### Exercise goal
Your task is to retype, word for word, the lines from the start of the data through the line holding "ax.set_axisbelow(True)". Do not include the pictures.

### Provided material
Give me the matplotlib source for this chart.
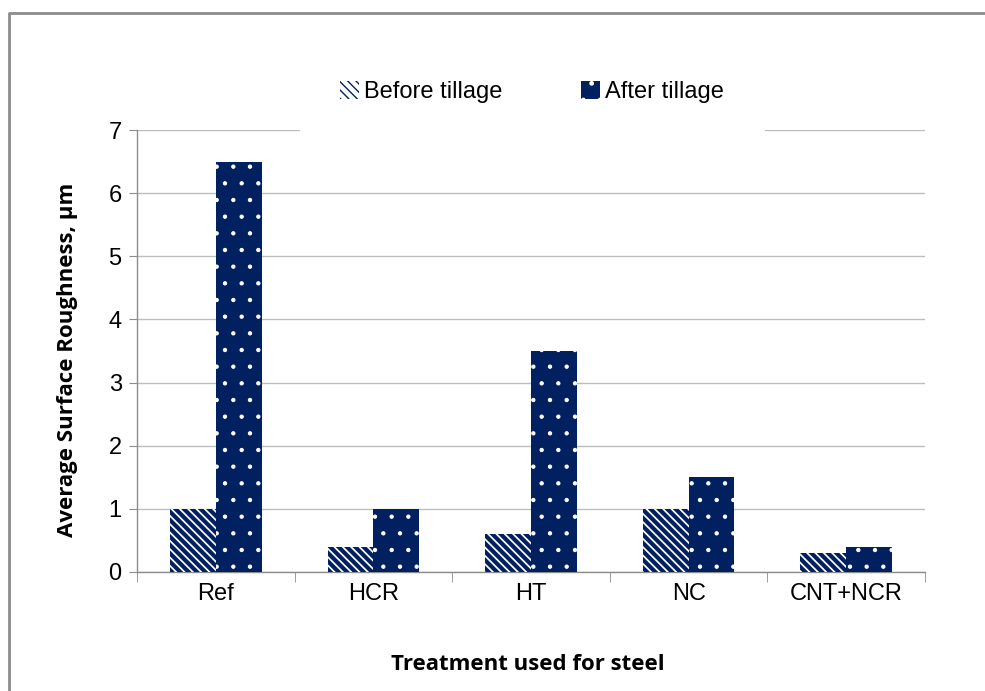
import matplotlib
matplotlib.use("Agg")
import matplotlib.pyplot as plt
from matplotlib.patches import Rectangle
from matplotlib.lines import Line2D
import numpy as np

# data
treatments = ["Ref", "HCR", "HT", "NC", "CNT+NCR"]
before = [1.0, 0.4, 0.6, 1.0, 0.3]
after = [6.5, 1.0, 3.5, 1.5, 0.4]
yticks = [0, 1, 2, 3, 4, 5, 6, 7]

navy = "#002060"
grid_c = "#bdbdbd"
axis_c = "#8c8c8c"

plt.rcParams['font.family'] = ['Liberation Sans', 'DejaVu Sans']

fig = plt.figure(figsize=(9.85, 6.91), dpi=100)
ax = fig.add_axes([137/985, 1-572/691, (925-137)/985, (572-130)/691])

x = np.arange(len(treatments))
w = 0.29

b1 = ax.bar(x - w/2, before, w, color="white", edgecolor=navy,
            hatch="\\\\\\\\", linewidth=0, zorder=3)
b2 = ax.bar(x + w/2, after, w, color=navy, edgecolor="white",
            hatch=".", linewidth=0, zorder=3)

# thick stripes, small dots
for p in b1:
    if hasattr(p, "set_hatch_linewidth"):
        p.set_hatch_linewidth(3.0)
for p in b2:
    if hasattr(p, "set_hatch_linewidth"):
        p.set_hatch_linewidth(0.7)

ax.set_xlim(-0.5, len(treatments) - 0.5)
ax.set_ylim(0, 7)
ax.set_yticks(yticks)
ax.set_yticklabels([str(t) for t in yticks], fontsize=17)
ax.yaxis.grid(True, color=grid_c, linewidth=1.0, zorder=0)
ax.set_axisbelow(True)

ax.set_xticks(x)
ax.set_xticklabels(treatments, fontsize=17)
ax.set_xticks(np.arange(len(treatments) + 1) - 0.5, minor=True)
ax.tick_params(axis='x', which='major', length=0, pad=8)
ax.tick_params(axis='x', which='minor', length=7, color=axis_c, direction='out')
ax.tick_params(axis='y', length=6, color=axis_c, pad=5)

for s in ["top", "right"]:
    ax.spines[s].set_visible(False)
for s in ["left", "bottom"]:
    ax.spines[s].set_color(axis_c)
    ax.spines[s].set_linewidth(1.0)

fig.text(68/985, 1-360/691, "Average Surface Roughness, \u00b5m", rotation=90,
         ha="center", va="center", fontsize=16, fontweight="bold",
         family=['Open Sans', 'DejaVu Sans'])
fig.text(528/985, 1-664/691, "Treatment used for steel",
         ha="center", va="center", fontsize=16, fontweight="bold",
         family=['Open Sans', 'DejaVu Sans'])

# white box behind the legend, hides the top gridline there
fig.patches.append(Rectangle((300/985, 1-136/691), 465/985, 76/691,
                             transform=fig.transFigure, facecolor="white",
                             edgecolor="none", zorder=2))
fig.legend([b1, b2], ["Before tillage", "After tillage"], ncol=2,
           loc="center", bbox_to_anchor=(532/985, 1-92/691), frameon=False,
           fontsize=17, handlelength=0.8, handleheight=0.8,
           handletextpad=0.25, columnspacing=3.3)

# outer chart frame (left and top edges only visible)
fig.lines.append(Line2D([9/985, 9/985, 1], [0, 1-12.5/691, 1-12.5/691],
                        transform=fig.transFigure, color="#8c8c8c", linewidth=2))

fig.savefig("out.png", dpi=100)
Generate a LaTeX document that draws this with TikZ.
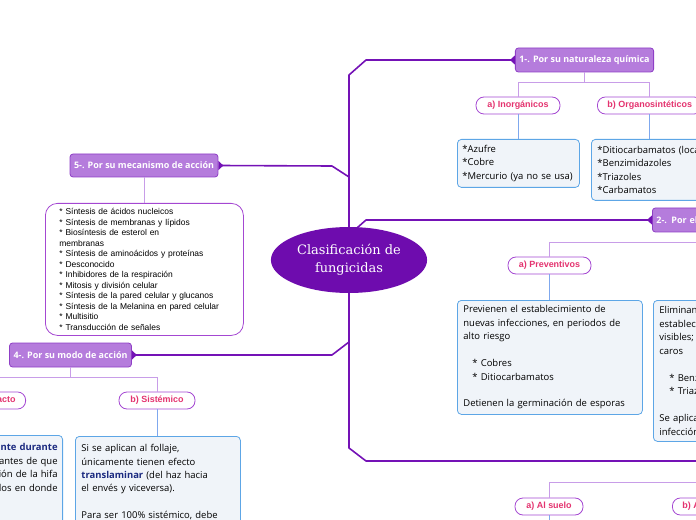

### Answer for the task
Give me the matplotlib source for this chart.
import matplotlib
matplotlib.use("Agg")
import matplotlib.pyplot as plt
from matplotlib.patches import Rectangle
from matplotlib.lines import Line2D
import numpy as np

# data
treatments = ["Ref", "HCR", "HT", "NC", "CNT+NCR"]
before = [1.0, 0.4, 0.6, 1.0, 0.3]
after = [6.5, 1.0, 3.5, 1.5, 0.4]
yticks = [0, 1, 2, 3, 4, 5, 6, 7]

navy = "#002060"
grid_c = "#bdbdbd"
axis_c = "#8c8c8c"

plt.rcParams['font.family'] = ['Liberation Sans', 'DejaVu Sans']

fig = plt.figure(figsize=(9.85, 6.91), dpi=100)
ax = fig.add_axes([137/985, 1-572/691, (925-137)/985, (572-130)/691])

x = np.arange(len(treatments))
w = 0.29

b1 = ax.bar(x - w/2, before, w, color="white", edgecolor=navy,
            hatch="\\\\\\\\", linewidth=0, zorder=3)
b2 = ax.bar(x + w/2, after, w, color=navy, edgecolor="white",
            hatch=".", linewidth=0, zorder=3)

# thick stripes, small dots
for p in b1:
    if hasattr(p, "set_hatch_linewidth"):
        p.set_hatch_linewidth(3.0)
for p in b2:
    if hasattr(p, "set_hatch_linewidth"):
        p.set_hatch_linewidth(0.7)

ax.set_xlim(-0.5, len(treatments) - 0.5)
ax.set_ylim(0, 7)
ax.set_yticks(yticks)
ax.set_yticklabels([str(t) for t in yticks], fontsize=17)
ax.yaxis.grid(True, color=grid_c, linewidth=1.0, zorder=0)
ax.set_axisbelow(True)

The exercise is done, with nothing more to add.